Start your TV shows with the NBC “Peacock”

You don’t see these very often any more. They were called network identifiers, and they would appear at the start of a prime time broadcast schedule, or after a TV show’s closing credits.

What I’m going to show you now is a collection of network identifiers from the National Broadcasting Company – what we know today as NBC. Follow along.

First off, we get the NBC chimes. These three notes are “G”-“E”-“C” on a musical scale – GEC being the initials of the General Electric Company.

In some cases, the letters themselves would light up in synchronization to the chime notes.

During the 1960’s, NBC employed a logo that was nicknamed “The Snake”; it would combine all three initials into one linked glyph.

Eventually the snake logo and the chimes were merged together into one quick network identifier.

But of course, you all know and love the most famous NBC logo of them all – the NBC Peacock. It first appeared in the late 1950’s, and if you had a color television set at the time, it looked a little something like this.

It would later be known as the “Laramie Peacock,” because it would air before episodes of NBC’s color western drama Laramie. As soon as NBC added more color broadcasts to their lineup, the NBC Peacock appeared at the beginning of more and more NBC shows.

By the late 1960’s, the peacock intro was shortened to a few seconds.

There was also a goof NBC Peacock logo, it was used on Rowan and Martin’s “Laugh-In” – as well as in the Walt Disney short film “It’s Tough to Be A Bird.”

At that time, every broadcast network was producing their own “in color” identifiers.

ABC CBS NET, the precursor to PBS

But in 1977, the NBC Peacock was retired. Using a new team of graphic design experts, NBC came up with a geometric rendering of the letter “N”, and ran with that for a few years.

Eventually a redesigned version of the peacock was returned to the network broadcasts, and ran concurrently with the block “N” for a time.

And look – even local television station WRGB put together their own “NBC Proud as a Peacock” station identifier. Hope they recouped that money when WRGB dumped their NBC affiliation a few months later and hooked up with CBS…

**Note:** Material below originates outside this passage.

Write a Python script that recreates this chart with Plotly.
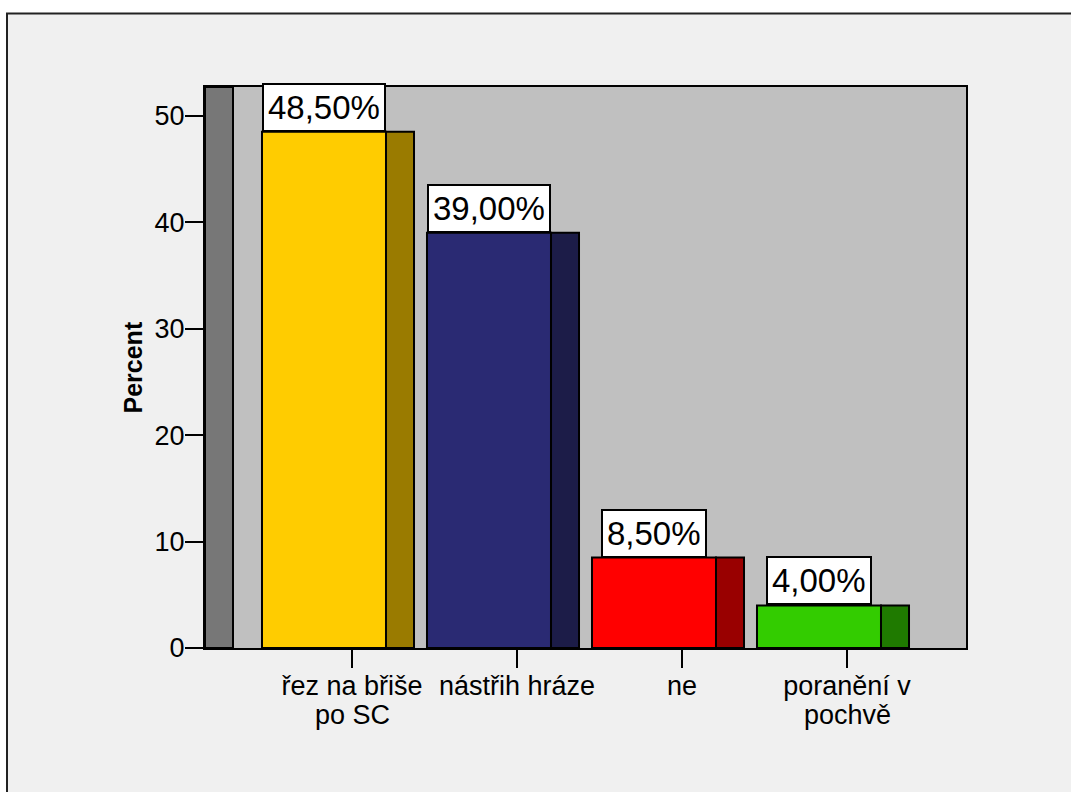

And in 1986, a new NBC peacock – this time with only six feathers and the bird facing to the right – debuted, and 25 years later it’s the same bird we see on NBC shows today. In these promotional clips, entitled “Come Home to NBC,” actresses Jackee and Phylicia Rashad not only promote the various shows that populated the NBC lineup at the time, but also you can see cameo appearances from the vintage chimes, the block “N” and the snake NBC logos. Fun fun stuff.

Hope you enjoyed this little trip down television history!